Trading while insolvent means a company continues to operate as normal despite being unable to pay debts, or where corporate liabilities outweigh assets.
UK company law makes it clear that, after insolvency, a director’s responsibilities are to creditors, not shareholders. As such, any actions taken after becoming aware of the company’s financial situation must be in accordance with this.
If you suspect the company is insolvent, you should seek professional advice immediately. Don’t pay anyone, including yourself, or dispose of any assets. It would be wise to document all actions taken, including your justification for your actions.
If the company goes into liquidation, the Official Receiver or Insolvency Practitioner handling the case has a duty to investigate the actions of directors in the period preceding insolvency. Part of their responsibility to creditors is to check for any evidence of wrongful or fradulent trading on behalf of directors.
Wrongful trading means that a director continued to trade with the result of failing to minimise the loss to company creditors when they should have done so.
The regulations around Wrongful Trading are laid out in Section 214 of the Insolvency Act 1986.
Section 214 defines wrongful trading as trading when a director “knew, or ought to have concluded that there was no reasonable prospect of avoiding insolvent liquidation.”
So while trading insolvent could happen when the company is merely technically insolvent, but easily able to solve that when a big invoice is paid, wrongful trading means the sitution is permanent, and the director knows this.
What are the Potential Consequences of Trading Whilst Insolvent?
The IP’s investigation will examine:
- whether the director acted responsibily before the company went into liquidation
- whether the director took responsible steps to minimise losses for creditors
Where evidence of wrongful trading can be substantiated, directors can be held personally liable for company debts.
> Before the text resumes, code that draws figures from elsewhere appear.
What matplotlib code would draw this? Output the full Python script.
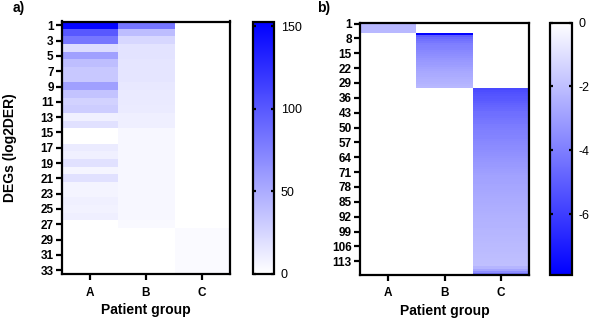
import matplotlib
matplotlib.use("Agg")
import matplotlib.pyplot as plt
import numpy as np
from matplotlib.colors import LinearSegmentedColormap

plt.rcParams['font.family'] = ['Liberation Sans', 'DejaVu Sans']

# ---------------- data ----------------
groups = ["A", "B", "C"]

# panel a: 33 DEGs, values per patient group
a_groupA = [150, 100, 82, 21, 57, 39, 33, 33, 57, 36, 27, 30, 9, 18, 0, 0,
            12, 9, 18, 6, 18, 7, 7, 9, 8, 10, 0, 0, 0, 0, 0, 0, 0]
a_groupB = [82, 40, 24, 17, 17, 16, 16, 16, 14, 13, 13, 12, 10, 10, 5, 5,
            5, 5, 5, 5, 5, 5, 5, 5, 5, 5, 4, 0, 0, 0, 0, 0, 0]
a_groupC = [0] * 27 + [3, 3, 3, 3, 3, 3]
a_yticks = list(range(1, 34, 2))
a_cbar_ticks = [0, 50, 100, 150]

# panel b: 119 DEGs
b_groupA_vals = [-2.2, -2.2, -2.2, -2.2, -2.2]
b_groupB_vals = [-7.8, -5.0, -4.6, -4.4, -4.2, -4.0, -3.9, -3.8, -3.7, -3.6,
                 -3.5, -3.4, -3.3, -3.2, -3.1, -3.0, -2.9, -2.8, -2.7, -2.65,
                 -2.6, -2.5, -2.45, -2.4, -2.3, -2.2]
b_groupC_vals = [-5.6, -5.5, -5.4, -5.3, -5.2, -5.1, -5.0, -4.9, -4.8, -4.7, -4.6,
                 -4.5, -4.45, -4.4, -4.3, -4.25, -4.2, -4.1, -4.05, -4.0, -3.95,
                 -3.9, -3.85, -3.8, -3.75, -3.7, -3.65, -3.6, -3.55, -3.5, -3.45,
                 -3.4, -3.35, -3.3, -3.25, -3.2, -3.15, -3.1, -3.05, -3.0, -2.95,
                 -2.9, -2.88, -2.85, -2.82, -2.8, -2.77, -2.75, -2.72, -2.7, -2.68,
                 -2.65, -2.62, -2.6, -2.58, -2.55, -2.52, -2.5, -2.48, -2.45, -2.43,
                 -2.4, -2.38, -2.36, -2.34, -2.32, -2.3, -2.28, -2.26, -2.24, -2.22,
                 -2.2, -2.18, -2.16, -2.14, -2.12, -2.1, -2.08, -2.06, -2.04, -2.02,
                 -2.0, -1.98, -1.96, -2.3, -2.8, -3.5, -4.3]
b_n = 119
b_yticks = list(range(1, 114, 7))
b_cbar_ticks = [0, -2, -4, -6]

# build matrices
A_mat = np.array([a_groupA, a_groupB, a_groupC], dtype=float).T
B_mat = np.zeros((b_n, 3))
B_mat[0:len(b_groupA_vals), 0] = b_groupA_vals
B_mat[5:5 + len(b_groupB_vals), 1] = b_groupB_vals
B_mat[31:31 + len(b_groupC_vals), 2] = b_groupC_vals

cmap_a = LinearSegmentedColormap.from_list("wb", ["#ffffff", "#0000ff"])
cmap_b = LinearSegmentedColormap.from_list("bw", ["#0000ff", "#ffffff"])

W, H = 591, 321
fig = plt.figure(figsize=(W / 100, H / 100), dpi=100)

def fr(x0, y0, x1, y1):
    return [x0 / W, 1 - y1 / H, (x1 - x0) / W, (y1 - y0) / H]

ax_a = fig.add_axes(fr(62, 21.5, 230, 274))
cax_a = fig.add_axes(fr(253, 21.5, 274, 274))
ax_b = fig.add_axes(fr(360, 22.5, 529, 275))
cax_b = fig.add_axes(fr(550, 22.5, 572, 275))

lw = 1.6
tickfs = 8.5
labfs = 10

def style_heat(ax, nrows, yticks):
    ax.set_xticks(range(3))
    ax.set_xticklabels(groups, fontsize=tickfs, fontweight='bold')
    ax.set_yticks([t - 1 for t in yticks])
    ax.set_yticklabels([str(t) for t in yticks], fontsize=tickfs, fontweight='bold')
    ax.tick_params(axis='both', width=lw, length=4.5, direction='out')
    ax.tick_params(axis='y', pad=1.5)
    ax.tick_params(axis='x', pad=4.5)
    for s in ax.spines.values():
        s.set_linewidth(lw)
    ax.set_xlabel("Patient group", fontsize=labfs, fontweight='bold', labelpad=3)

im_a = ax_a.imshow(A_mat, cmap=cmap_a, vmin=0, vmax=153, aspect='auto',
                   interpolation='nearest')
style_heat(ax_a, 33, a_yticks)
ax_a.set_ylabel("DEGs (log2DER)", fontsize=labfs, fontweight='bold', labelpad=17)

im_b = ax_b.imshow(B_mat, cmap=cmap_b, vmin=-7.9, vmax=0, aspect='auto',
                   interpolation='nearest')
style_heat(ax_b, b_n, b_yticks)

for cax, im, ticks in [(cax_a, im_a, a_cbar_ticks), (cax_b, im_b, b_cbar_ticks)]:
    cb = fig.colorbar(im, cax=cax)
    cb.set_ticks(ticks)
    cb.set_ticklabels([str(t) for t in ticks])
    cb.outline.set_linewidth(lw)
    cax.tick_params(width=lw, length=2.5, direction='in', left=True, right=True,
                    labelsize=9, pad=5)

fig.text(13 / W, 1 - 8 / H, "a)", fontsize=labfs, fontweight='bold', va='center', ha='left')
fig.text(317 / W, 1 - 8 / H, "b)", fontsize=labfs, fontweight='bold', va='center', ha='left')

fig.savefig("out.png", dpi=100)
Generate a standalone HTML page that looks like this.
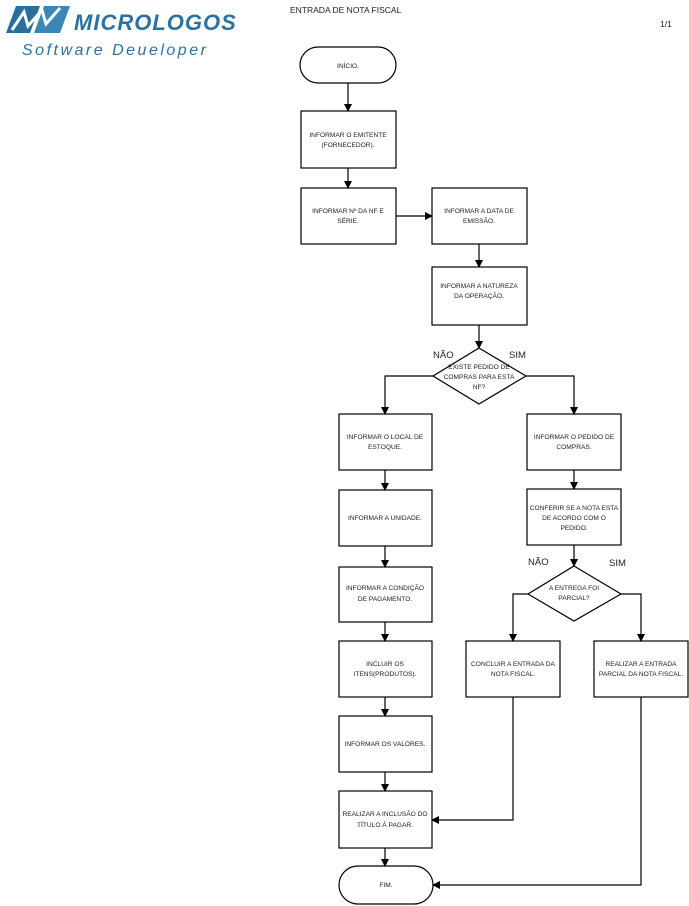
<!DOCTYPE html>
<html><head><meta charset="utf-8"><style>
html,body{margin:0;padding:0;background:#fff;width:689px;height:906px;overflow:hidden}
svg{display:block}
text{font-family:"Liberation Sans",sans-serif}
.b{font-size:6.6px;fill:#222}
</style></head><body>
<svg width="689" height="906" viewBox="0 0 689 906" xmlns="http://www.w3.org/2000/svg">
<defs><marker id="a" markerWidth="8" markerHeight="8" refX="7" refY="4" orient="auto" markerUnits="userSpaceOnUse"><path d="M0,0 L8,4 L0,8 z" fill="#000"/></marker></defs>
<!-- logo -->
<g>
<polygon points="16,6 40,6 30,33 6,33" fill="#2a6f99"/>
<polygon points="44,6 70,6 60,33 34,33" fill="#3b86b4"/>
<path d="M12,30 L24,12 L28,26 L42,10 L46,24 L60,8" stroke="#fff" stroke-width="3" fill="none"/>
<text x="74" y="30" font-size="22" font-weight="bold" font-style="italic" fill="#2a73a0" letter-spacing="1">MICROLOGOS</text>
<text x="22" y="55" font-size="16" font-style="italic" fill="#2a73a0" letter-spacing="2.5">Software Deueloper</text>
</g>
<text x="290" y="13" font-size="8.5" fill="#222">ENTRADA DE NOTA FISCAL</text>
<text x="660" y="27" font-size="8.5" fill="#222">1/1</text>
<g stroke="#000" stroke-width="1.2" fill="#fff">
<rect x="300" y="47" width="96" height="36" rx="18"/>
<rect x="301" y="111" width="95" height="57"/>
<rect x="301" y="188" width="95" height="56"/>
<rect x="432" y="188" width="95" height="56"/>
<rect x="432" y="267" width="95" height="58"/>
<polygon points="479,348 526,376 479,404 433,376"/>
<rect x="339" y="414" width="93" height="56"/>
<rect x="527" y="414" width="94" height="56"/>
<rect x="339" y="490" width="93" height="56"/>
<rect x="527" y="489" width="94" height="56"/>
<rect x="339" y="567" width="93" height="55"/>
<polygon points="574,566 621,594 574,621 528,594"/>
<rect x="339" y="641" width="93" height="56"/>
<rect x="466" y="641" width="94" height="56"/>
<rect x="594" y="641" width="94" height="56"/>
<rect x="339" y="716" width="93" height="56"/>
<rect x="339" y="791" width="93" height="57"/>
<rect x="339" y="866" width="94" height="38" rx="19"/>
</g>
<g stroke="#000" stroke-width="1.2" fill="none" marker-end="url(#a)">
<line x1="348" y1="83" x2="348" y2="111"/>
<line x1="348" y1="168" x2="348" y2="188"/>
<line x1="396" y1="216" x2="432" y2="216"/>
<line x1="479" y1="244" x2="479" y2="267"/>
<line x1="479" y1="325" x2="479" y2="348"/>
<polyline points="433,376 385,376 385,414"/>
<polyline points="526,376 574,376 574,414"/>
<line x1="385" y1="470" x2="385" y2="490"/>
<line x1="574" y1="470" x2="574" y2="489"/>
<line x1="385" y1="546" x2="385" y2="567"/>
<line x1="574" y1="545" x2="574" y2="566"/>
<line x1="385" y1="622" x2="385" y2="641"/>
<polyline points="528,594 513,594 513,641"/>
<polyline points="621,594 641,594 641,641"/>
<line x1="385" y1="697" x2="385" y2="716"/>
<line x1="385" y1="772" x2="385" y2="791"/>
<line x1="385" y1="848" x2="385" y2="866"/>
<polyline points="513,697 513,820 432,820"/>
<polyline points="641,697 641,885 433,885"/>
</g>
<g class="b" text-anchor="middle">
<text x="348" y="68">INÍCIO.</text>
<text x="348" y="137">INFORMAR O EMITENTE</text><text x="348" y="147">(FORNECEDOR).</text>
<text x="348" y="213">INFORMAR Nº DA NF E</text><text x="348" y="223">SÉRIE.</text>
<text x="479" y="213">INFORMAR A DATA DE</text><text x="479" y="223">EMISSÃO.</text>
<text x="479" y="288">INFORMAR A NATUREZA</text><text x="479" y="298">DA OPERAÇÃO.</text>
<text x="479" y="369">EXISTE PEDIDO DE</text><text x="479" y="379">COMPRAS PARA ESTA</text><text x="479" y="389">NF?</text>
<text x="385" y="439">INFORMAR O LOCAL DE</text><text x="385" y="449">ESTOQUE.</text>
<text x="574" y="439">INFORMAR O PEDIDO DE</text><text x="574" y="449">COMPRAS.</text>
<text x="385" y="520">INFORMAR A UNIDADE.</text>
<text x="574" y="510">CONFERIR SE A NOTA ESTA</text><text x="574" y="520">DE ACORDO COM O</text><text x="574" y="530">PEDIDO.</text>
<text x="385" y="590">INFORMAR A CONDIÇÃO</text><text x="385" y="601">DE PAGAMENTO.</text>
<text x="574" y="590">A ENTREGA FOI</text><text x="574" y="600">PARCIAL?</text>
<text x="385" y="666">INCLUIR OS</text><text x="385" y="676">ITENS(PRODUTOS).</text>
<text x="513" y="666">CONCLUIR A ENTRADA DA</text><text x="513" y="676">NOTA FISCAL.</text>
<text x="641" y="666">REALIZAR A ENTRADA</text><text x="641" y="676">PARCIAL DA NOTA FISCAL.</text>
<text x="385" y="746">INFORMAR OS VALORES.</text>
<text x="385" y="816">REALIZAR A INCLUSÃO DO</text><text x="385" y="827">TÍTULO Á PAGAR.</text>
<text x="386" y="887">FIM.</text>
</g>
<g font-size="9.5" fill="#222">
<text x="433" y="358">NÃO</text><text x="509" y="358">SIM</text>
<text x="528" y="565">NÃO</text><text x="609" y="566">SIM</text>
</g>
</svg>
</body></html>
This is obviously a more serious situation than merely insolvency, in which a directors assets would be traditionally protected by the corporate veil.
In serious cases, the Insolvency Service can even issue a director’s disqualification, meaning a ban of up to 15 years from serving as a director.
What to do if Trading Whilst Insolvent
- Take advice immediately from a licensed insolvency practitioner
- Don’t pay anyone or dispose of any assets
- Carefully document any actions you take as a director
- Don’t do anything which could negatively impact creditors such as taking money out of the company, paying one creditor ‘in preference’ to another, or collect money from clients for work that you know can’t be completed.